Anche di fronte al problema della denatalità diffusa e del conseguente rischio di un inverno demografico, sovvengono le parole di Dacia Maraini: «Non so perché tutti insistano con questa idea che si debba essere per forza sessanta milioni: in Italia abbiamo vissuto bene anche in trenta milioni. Certo, bisognerebbe che chi ci governa, anziché esortare i giovani a riprodursi, creasse strutture che ci consentano di essere di meno.»
Nel dibattito, la Sciandivasci si schiera ammettendo di non «sentire il morso di una mancanza, la piccolezza della mia esistenza, l’insensatezza di una vita che se non dà altra vita è mal spesa». Perché, come rileva la giornalista, «esiste, nel non fare figli, una ragionevolezza, una ricchezza, qualcosa che va ascoltato e osservato come il fenomeno socioculturale che forse è, e come l’altra faccia della natura umana che pure forse è» mentre si dichiara innamorata della sua solitudine, anche perché, come ricorda invece Elena Loewenthal, «fatica, incoscienza, perdita di libertà – un figlio è vincolo per antonomasia».
C’è chi come Nadia Terranova, scrittrice messinese, ricorda che «mettere al mondo un altro essere umano» implica l’atroce «possibilità di vederlo morire», sentimento che già Natalia Ginzburg aveva descritto sostenendo che «avere un bambino condanna per sempre all’inquietudine, al temere per la sua vita anche quando è adulto, a voler vivere per lui e non per sé, a lasciare che sia lui la ragione di tutto».
Come ci ricorda Silvia Ranfagni, scrittrice e sceneggiatrice – e chi lo ha vissuto sulla propria pelle sa bene -, avere un figlio significa in realtà «partorire un genitore», dal momento che «una nuova nascita estrae di prepotenza la nostra infanzia dal forziere del corpo, e il dolore psichico, se c’è stato, si propaga come un’infezione.»
Certo, dietro la scelta di non avere figli si nascondono infinite motivazioni e il fatto che dove le condizioni economiche sono più favorevoli le donne scelgano di non diventare madri o di avere un figlio solo, dimostra che la questione economica è solo una parte del problema. Scrive Maria Cafagna, autrice TV: «Essere genitori è faticoso, richiede sacrifici […], ma molte donne scelgono di non averne soprattutto perché la loro vita è già completa così com’è e non hanno bisogno che arrivi qualcuno a completarla.» Sono donne innamorate dello loro vita «così com’è», con «una disperata nostalgia del presente, una possessività feroce nei confronti del proprio tempo»: «Il tempo, questa è la cosa cruciale. Il mio grande amore», confessa Flavia Gasperetti.
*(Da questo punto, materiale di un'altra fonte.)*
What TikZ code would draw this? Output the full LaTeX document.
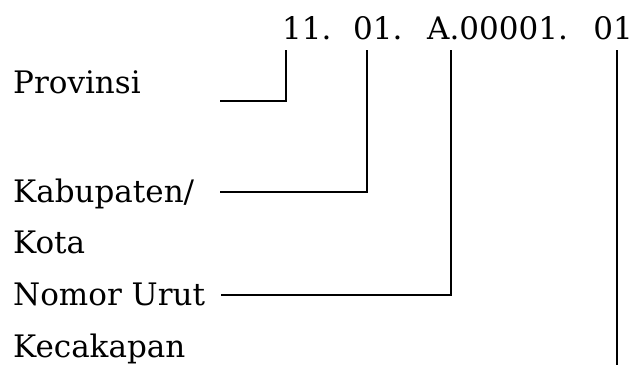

C’è anche chi, come Maria Sole Tognazzi, regista e sceneggiatrice, confessa: «Io non ho avuto figli, non ne sono venuti, non ne ho cercati. Però mi sento madre ugualmente. Mi sento, in questo preciso momento, soprattutto madre di mia madre, e credo sia una cosa del tutto naturale: a un certo punto, la vita impone un ribaltamento dei ruoli, i genitori diventano figli dei loro figli e viceversa. […] Mi sento madre di mia madre e dei miei film e dei miei amori: credo che la maternità sia, a conti fatti, un qualcosa che si esprime. E i figli sono solo uno dei modi che le donne hanno di esprimere la maternità.»
È forse illuminante, allora, una frase di Natalia Aspesi: «Il destino delle donne non è fare figli. Il destino delle donne è vivere».